A soccer ball swerve, also known as a curve, curl or bend, happens when a player kicks the ball with the outside of his foot so that the ball spins and curves to the side instead of going straight. A well-aimed swerve can move the ball in a curve around defenders and catch them off-guard. For right-footed players, an outside swerve will move the ball to the right, while a left-footed player will swerve to left.
Things You'll Need
- Practice cones
Drag the outside of your kicking foot against the ball, starting at the midline of the ball on the side nearest your foot. Work with the outside of your foot just behind your little toe. You should notice that the ball starts to turn as you kick. This is the spin you need to swerve the ball.

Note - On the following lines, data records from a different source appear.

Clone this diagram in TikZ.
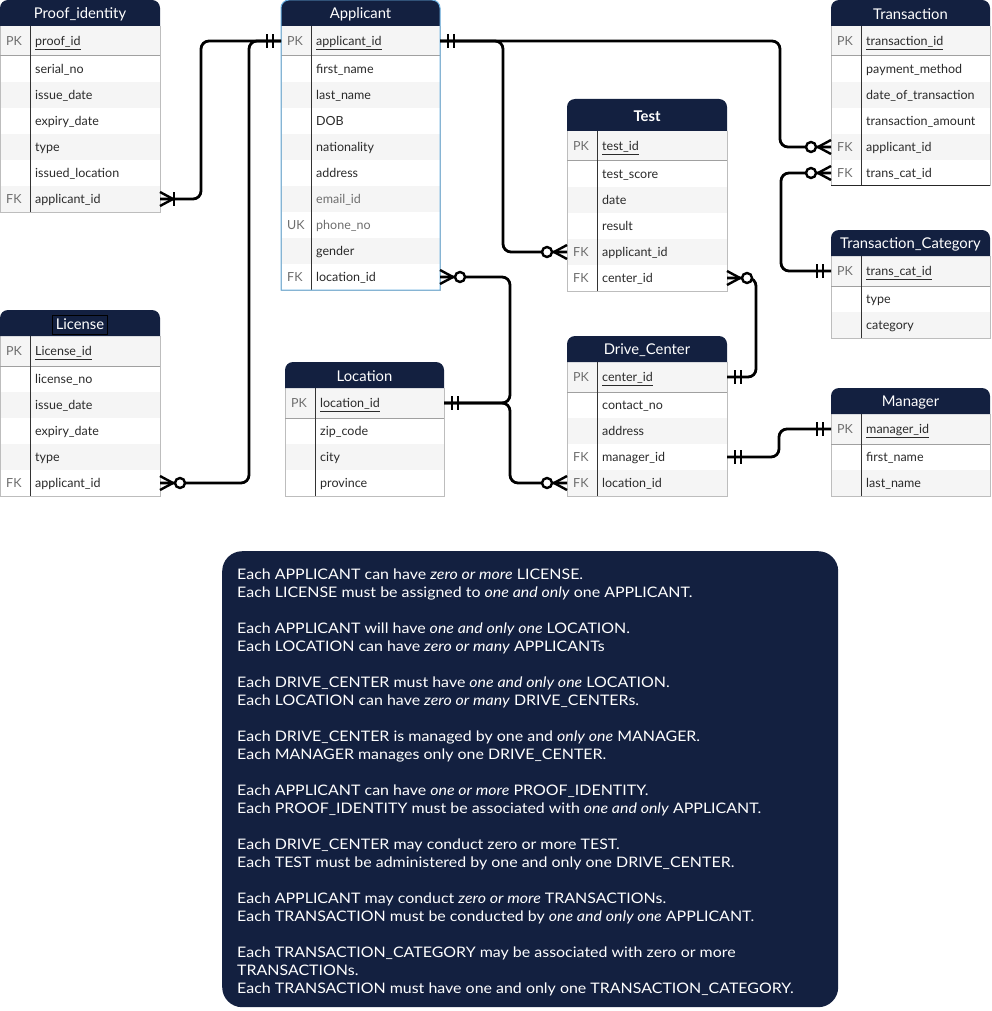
\documentclass[tikz,border=0pt]{standalone}
\usepackage{fontspec}
\setmainfont{Lato}
\newfontfamily\boxfont{Lato}[FakeStretch=1.1]
\usetikzlibrary{calc}
\definecolor{navy}{HTML}{132040}
\definecolor{rowg}{HTML}{F5F5F5}
\definecolor{roww}{HTML}{FFFFFF}
\definecolor{sepgray}{HTML}{A0A0A0}
\definecolor{keygray}{HTML}{6E6E6E}
\definecolor{fldc}{HTML}{2A2A2A}
\definecolor{appblue}{HTML}{6AB0E0}
\tikzset{
 rowbox/.style={draw=none, inner sep=0pt, outer sep=0pt},
 keytxt/.style={font=\fontsize{12.5}{14}\selectfont, text=keygray, inner sep=0pt, text height=9pt, text depth=2.5pt},
 fldtxt/.style={font=\fontsize{12.5}{14}\selectfont, text=fldc, inner sep=0pt, text height=9pt, text depth=2.5pt},
 titletxt/.style={font=\fontsize{14.8}{16}\selectfont, text=white, inner sep=0pt},
 sepline/.style={draw=sepgray, line width=1pt},
 keyline/.style={draw=black!80, line width=1pt},
 frameline/.style={draw=sepgray!70, line width=1pt},
 conn/.style={draw=black, line width=2.8pt, rounded corners=8pt},
 mk/.style={draw=black, line width=2.4pt},
 boxtxt/.style={text=white, align=left, inner sep=0pt, font=\boxfont\fontsize{14.5}{18}\selectfont},
 mand/.pic={\draw[mk] (8,-7) -- (8,7) (14,-7) -- (14,7);},
 zmany/.pic={\draw[mk] (0,-7) -- (13,0) -- (0,7); \draw[mk, fill=white] (20,0) circle (5pt);},
 omany/.pic={\draw[mk] (0,-7) -- (13,0) -- (0,7); \draw[mk] (14,-7) -- (14,7);},
}
% #1 prefix, #2 x, #3 ytop, #4 width, #5 header height, #6 title, #7 number of rows, #8 rows
\newcommand{\ertable}[8]{%
 \pgfmathsetmacro{\tbot}{#3+#5+30+(#7-1)*26}%
 \foreach \kk/\ff/\rc [count=\i] in {#8} {%
   \pgfmathsetmacro{\rtop}{#3+#5+(\i>1)*(30+(\i-2)*26)}%
   \pgfmathsetmacro{\rhgt}{(\i==1)*30+(\i>1)*26}%
   \node[rowbox, fill=row\rc, minimum width=#4pt, minimum height=\rhgt pt, anchor=north west] (#1-r\i) at (#2,\rtop) {};
   \node[keytxt, anchor=west] (#1-k\i) at ([xshift=6pt,yshift=-1.3pt]#1-r\i.west) {\kk};
   \node[fldtxt, anchor=west] (#1-f\i) at ([xshift=35pt,yshift=-1.3pt]#1-r\i.west) {\ff};
 }
 \draw[frameline] (#2,#3+#5) -- (#2,\tbot) -- (#2+#4,\tbot) -- (#2+#4,#3+#5);
 \draw[sepline] (#1-r1.south west) -- (#1-r1.south east);
 \draw[keyline] (#2+30,#3+#5) -- (#2+30,\tbot);
 \fill[navy] (#2,#3+#5) [rounded corners=8pt] -- (#2,#3) -- (#2+#4,#3) [sharp corners] -- (#2+#4,#3+#5) -- cycle;
 \node[titletxt] (#1) at (#2+#4/2,#3+#5/2+1.5) {#6};
}
\begin{document}
\begin{tikzpicture}[x=1pt,y=-1pt]
\useasboundingbox (0,0) rectangle (991,1011);
\fill[white] (0,0) rectangle (991,1011);

\ertable{pi}{0}{0}{160}{26}{Proof\_identity}{7}{PK/\underline{proof\_id}/g, /serial\_no/w, /issue\_date/g, /expiry\_date/w, /type/g, /issued\_location/w, FK/applicant\_id/g}
\ertable{ap}{281}{0}{159}{26}{Applicant}{10}{PK/\underline{applicant\_id}/g, /first\_name/w, /last\_name/g, /DOB/w, /nationality/g, /address/w, /{\color{keygray}email\_id}/g, UK/{\color{keygray}phone\_no}/w, /gender/g, FK/location\_id/w}
\draw[appblue, line width=1pt] (281,290) [rounded corners=8pt] -- (281,0) -- (440,0) [sharp corners] -- (440,290) -- cycle;
\ertable{tr}{831}{0}{159}{26}{Transaction}{6}{PK/\underline{transaction\_id}/g, /payment\_method/w, /date\_of\_transaction/g, /transaction\_amount/w, FK/applicant\_id/g, FK/trans\_cat\_id/w}
\draw[black!85, line width=1pt] (tr-r6.south west) -- (tr-r6.south east);
\ertable{te}{567}{99}{160}{32}{\textbf{Test}}{6}{PK/\underline{test\_id}/g, /test\_score/w, /date/g, /result/w, FK/applicant\_id/g, FK/center\_id/w}
\ertable{tc}{831}{230}{159}{26}{Transaction\_Category}{3}{PK/\underline{trans\_cat\_id}/g, /type/w, /category/g}
\ertable{li}{0}{310}{160}{26}{License}{6}{PK/\underline{License\_id}/g, /license\_no/w, /issue\_date/g, /expiry\_date/w, /type/g, FK/applicant\_id/w}
\draw[black, line width=0.8pt] ($(li.west)+(-3,-9.5)$) rectangle ($(li.east)+(3,9.5)$);
\ertable{lo}{285}{362}{159}{26}{Location}{4}{PK/\underline{location\_id}/g, /zip\_code/w, /city/g, /province/w}
\ertable{dc}{567}{336}{160}{26}{Drive\_Center}{5}{PK/\underline{center\_id}/g, /contact\_no/w, /address/g, FK/manager\_id/w, FK/location\_id/g}
\ertable{mg}{831}{388}{159}{26}{Manager}{3}{PK/\underline{manager\_id}/g, /first\_name/w, /last\_name/g}

% connectors
\draw[conn] (pi-r7.east) -- ([xshift=41pt]pi-r7.east) |- (ap-r1.west);
\draw[conn] (li-r6.east) -- ([xshift=89pt]li-r6.east) |- (ap-r1.west);
\draw[conn] (ap-r1.east) -| ([xshift=-51pt]tr-r5.west) -- (tr-r5.west);
\draw[conn] (ap-r1.east) -| ([xshift=-64pt]te-r5.west) -- (te-r5.west);
\draw[conn] (ap-r10.east) -| ([xshift=66pt]lo-r1.east) -- (lo-r1.east);
\draw[conn] (lo-r1.east) -| ([xshift=-57pt]dc-r5.west) -- (dc-r5.west);
\draw[conn] (te-r6.east) -- ([xshift=29pt]te-r6.east) |- (dc-r1.east);
\draw[conn] (tr-r6.west) -- ([xshift=-50pt]tr-r6.west) |- (tc-r1.west);
\draw[conn] (dc-r4.east) -- ([xshift=52pt]dc-r4.east) |- (mg-r1.west);

% end markers
\pic at (pi-r7.east) {omany};
\pic[rotate=180] at (ap-r1.west) {mand};
\pic at (li-r6.east) {zmany};
\pic at (ap-r1.east) {mand};
\pic[rotate=180] at (tr-r5.west) {zmany};
\pic[rotate=180] at (te-r5.west) {zmany};
\pic at (ap-r10.east) {zmany};
\pic at (lo-r1.east) {mand};
\pic[rotate=180] at (dc-r5.west) {zmany};
\pic at (te-r6.east) {zmany};
\pic at (dc-r1.east) {mand};
\pic[rotate=180] at (tr-r6.west) {zmany};
\pic[rotate=180] at (tc-r1.west) {mand};
\pic at (dc-r4.east) {mand};
\pic[rotate=180] at (mg-r1.west) {mand};

% rules box
\node[fill=navy, rounded corners=20pt, minimum width=616pt, minimum height=456pt, inner sep=0pt, anchor=north west] (notebox) at (222,551) {};
\node[boxtxt, anchor=north west] (rules) at (237,568.5) {%
Each APPLICANT can have \textit{zero or more} LICENSE.\\
Each LICENSE must be assigned to \textit{one and only} one APPLICANT.\\[18pt]
Each APPLICANT will have \textit{one and only one} LOCATION.\\
Each LOCATION can have \textit{zero or many} APPLICANTs\\[18pt]
Each DRIVE\_CENTER must have \textit{one and only one} LOCATION.\\
Each LOCATION can have \textit{zero or many} DRIVE\_CENTERs.\\[18pt]
Each DRIVE\_CENTER is managed by one and \textit{only one} MANAGER.\\
Each MANAGER manages only one DRIVE\_CENTER.\\[18pt]
Each APPLICANT can have \textit{one or more} PROOF\_IDENTITY.\\
Each PROOF\_IDENTITY must be associated with \textit{one and only} APPLICANT.\\[18pt]
Each DRIVE\_CENTER may conduct zero or more TEST.\\
Each TEST must be administered by one and only one DRIVE\_CENTER.\\[18pt]
Each APPLICANT may conduct \textit{zero or more} TRANSACTIONs.\\
Each TRANSACTION must be conducted by \textit{one and only one} APPLICANT.\\[18pt]
Each TRANSACTION\_CATEGORY may be associated with zero or more\\
TRANSACTIONs.\\
Each TRANSACTION must have one and only one TRANSACTION\_CATEGORY.};
\end{tikzpicture}
\end{document}
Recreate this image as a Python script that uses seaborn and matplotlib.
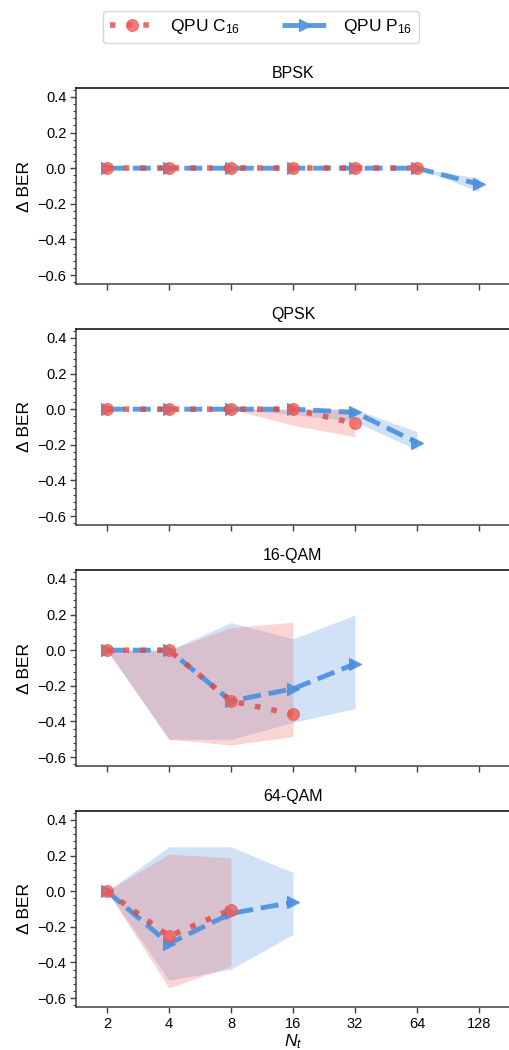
import numpy as np
import pandas as pd
import matplotlib
matplotlib.use("Agg")
import matplotlib.pyplot as plt
from matplotlib.ticker import AutoMinorLocator, FixedLocator, NullLocator
from matplotlib.lines import Line2D
import seaborn as sns

sns.set_style("ticks")
plt.rcParams["font.family"] = ["Liberation Sans", "DejaVu Sans"]
plt.rcParams["mathtext.fontset"] = "custom"
plt.rcParams["mathtext.rm"] = "Liberation Sans"
plt.rcParams["mathtext.it"] = "Liberation Sans:italic"
plt.rcParams["text.color"] = "black"
plt.rcParams["axes.labelcolor"] = "black"
plt.rcParams["xtick.labelcolor"] = "black"
plt.rcParams["ytick.labelcolor"] = "black"

# Number of transmit antennas
nt = [2, 4, 8, 16, 32, 64, 128]
nt_labels = ["2", "4", "8", "16", "32", "64", "128"]
panels = ["BPSK", "QPSK", "16-QAM", "64-QAM"]

# QPU C16: mean delta BER and min/max band per modulation
c16_nt = {
    "BPSK": [2, 4, 8, 16, 32, 64],
    "QPSK": [2, 4, 8, 16, 32],
    "16-QAM": [2, 4, 8, 16],
    "64-QAM": [2, 4, 8],
}
c16_mean = {
    "BPSK": [0.0, 0.0, 0.0, 0.0, 0.0, 0.0],
    "QPSK": [0.0, 0.0, 0.0, 0.0, -0.08],
    "16-QAM": [0.0, 0.0, -0.285, -0.36],
    "64-QAM": [0.0, -0.253, -0.103],
}
c16_low = {
    "BPSK": [0.0, 0.0, 0.0, 0.0, 0.0, 0.0],
    "QPSK": [0.0, 0.0, 0.0, -0.09, -0.155],
    "16-QAM": [0.0, -0.50, -0.532, -0.485],
    "64-QAM": [0.0, -0.543, -0.42],
}
c16_high = {
    "BPSK": [0.0, 0.0, 0.0, 0.0, 0.0, 0.0],
    "QPSK": [0.0, 0.0, 0.0, 0.0, 0.0],
    "16-QAM": [0.0, 0.0, 0.127, 0.157],
    "64-QAM": [0.0, 0.208, 0.187],
}

# QPU P16: mean delta BER and min/max band per modulation
p16_nt = {
    "BPSK": [2, 4, 8, 16, 32, 64, 128],
    "QPSK": [2, 4, 8, 16, 32, 64],
    "16-QAM": [2, 4, 8, 16, 32],
    "64-QAM": [2, 4, 8, 16],
}
p16_mean = {
    "BPSK": [0.0, 0.0, 0.0, 0.0, 0.0, 0.0, -0.09],
    "QPSK": [0.0, 0.0, 0.0, 0.0, -0.018, -0.187],
    "16-QAM": [0.0, 0.0, -0.285, -0.217, -0.077],
    "64-QAM": [0.0, -0.294, -0.125, -0.062],
}
p16_low = {
    "BPSK": [0.0, 0.0, 0.0, 0.0, 0.0, 0.0, -0.13],
    "QPSK": [0.0, 0.0, 0.0, -0.03, -0.07, -0.229],
    "16-QAM": [0.0, -0.50, -0.50, -0.406, -0.328],
    "64-QAM": [0.0, -0.50, -0.438, -0.243],
}
p16_high = {
    "BPSK": [0.0, 0.0, 0.0, 0.0, 0.0, 0.0, -0.055],
    "QPSK": [0.0, 0.0, 0.0, 0.0, 0.0, -0.126],
    "16-QAM": [0.0, 0.0, 0.155, 0.064, 0.197],
    "64-QAM": [0.0, 0.249, 0.249, 0.105],
}

red = "#ef5b55"
red_line = "#d94a48"
blue = "#4a8fe0"

c_style = dict(color=red_line, linewidth=4.0, linestyle=(0, (1, 2)),
               marker="o", markersize=8.5, markerfacecolor=red,
               markeredgecolor=red, markeredgewidth=0.8, alpha=0.8)
p_style = dict(color=blue, linewidth=3.5, linestyle=(0, (3.7, 1.6)),
               marker=">", markersize=9, markeredgecolor=blue,
               markeredgewidth=0.8, alpha=0.9)

W, H = 509, 1050
fig = plt.figure(figsize=(W / 100, H / 100), dpi=100)

left_px, right_px = 76, 510
tops_px = [88, 329, 570, 811]
height_px = 196

for i, name in enumerate(panels):
    ax = fig.add_axes([left_px / W, 1 - (tops_px[i] + height_px) / H,
                       (right_px - left_px) / W, height_px / H])

    # min/max bands
    ax.fill_between(p16_nt[name], p16_low[name], p16_high[name],
                    color=blue, alpha=0.25, linewidth=0, zorder=1)
    ax.fill_between(c16_nt[name], c16_low[name], c16_high[name],
                    color=red, alpha=0.25, linewidth=0, zorder=1)

    dfp = pd.DataFrame({"nt": p16_nt[name], "dber": p16_mean[name]})
    dfc = pd.DataFrame({"nt": c16_nt[name], "dber": c16_mean[name]})

    sns.lineplot(data=dfp, x="nt", y="dber", ax=ax, zorder=3,
                 legend=False, **p_style)
    sns.lineplot(data=dfc, x="nt", y="dber", ax=ax, zorder=4,
                 legend=False, **c_style)

    ax.set_xscale("log", base=2)
    ax.set_xlim(2 ** 0.5, 2 ** 7.5)
    ax.xaxis.set_major_locator(FixedLocator(nt))
    ax.xaxis.set_minor_locator(NullLocator())
    ax.set_ylim(-0.65, 0.45)
    ax.set_yticks([-0.6, -0.4, -0.2, 0.0, 0.2, 0.4])
    ax.yaxis.set_minor_locator(AutoMinorLocator(5))
    ax.tick_params(axis="both", which="major", labelsize=10.5, length=4,
                   width=1, color="0.25", labelcolor="black", pad=3)
    ax.tick_params(axis="y", which="minor", length=2.2, width=0.8, color="0.25")

    if i == len(panels) - 1:
        ax.set_xticklabels(nt_labels)
        ax.set_xlabel("$N_t$", fontsize=12.5, labelpad=1)
    else:
        ax.set_xticklabels([])
        ax.set_xlabel("")

    ax.set_ylabel("Δ BER", fontsize=12.5, labelpad=4)
    ax.set_title(name, fontsize=11.5, pad=7, color="black")

    ax.spines["right"].set_visible(False)
    ax.spines["top"].set_color("black")
    ax.spines["left"].set_color("0.25")
    ax.spines["bottom"].set_color("0.25")
    for s in ["top", "left", "bottom"]:
        ax.spines[s].set_linewidth(1.1)

handles = [Line2D([], [], **c_style), Line2D([], [], **p_style)]
fig.legend(handles, ["QPU C$_{16}$", "QPU P$_{16}$"], loc="center",
           bbox_to_anchor=(261 / W, 1 - 27 / H), ncol=2, fontsize=12.5,
           frameon=True, handlelength=2.6, columnspacing=2.4,
           borderpad=0.4, handletextpad=0.9)

fig.savefig("out.png", dpi=100)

Approach the ball at a slow jog. One of the benefits of the curve is that you can do it without breaking your stride, which catches the defender off-guard. Position yourself so that the ball is on the same side as your kicking foot.
Step with your plant foot behind and to the side of the ball, giving yourself enough room to fully swing your kicking leg. Point your non-kicking knee and foot toward in the general direction you want the ball to go. If you're on the run, this step will take almost no time.
Turn your kicking foot and knee slightly inward as your foot approaches the ball. You'll need to make contact with the outside of your foot just below your little toe. This will give the ball the spin it needs to curve outward.
Strike the ball with the outside of your foot at its midline, neither too close to the ground or too high on the ball. Striking the ball too low will cause it to leave the ground, and a solid swerve maintains some initial contact with the ground. As you approach the ball, strike it on the inside, or the side closer to your kicking foot, to give the ball its spin.
Follow through with your kick in the opposite direction of your target once you've made contact with the ball. This will give your shot power. Adjust the position of your kicking foot and your standing leg to swerve the ball toward your target.
Tips & Warnings
- If a jogging or running shot is too challenging, try practicing your swerve from a standing position.
- To improve your accuracy, set up cones or other markers and practice swerving the ball around them.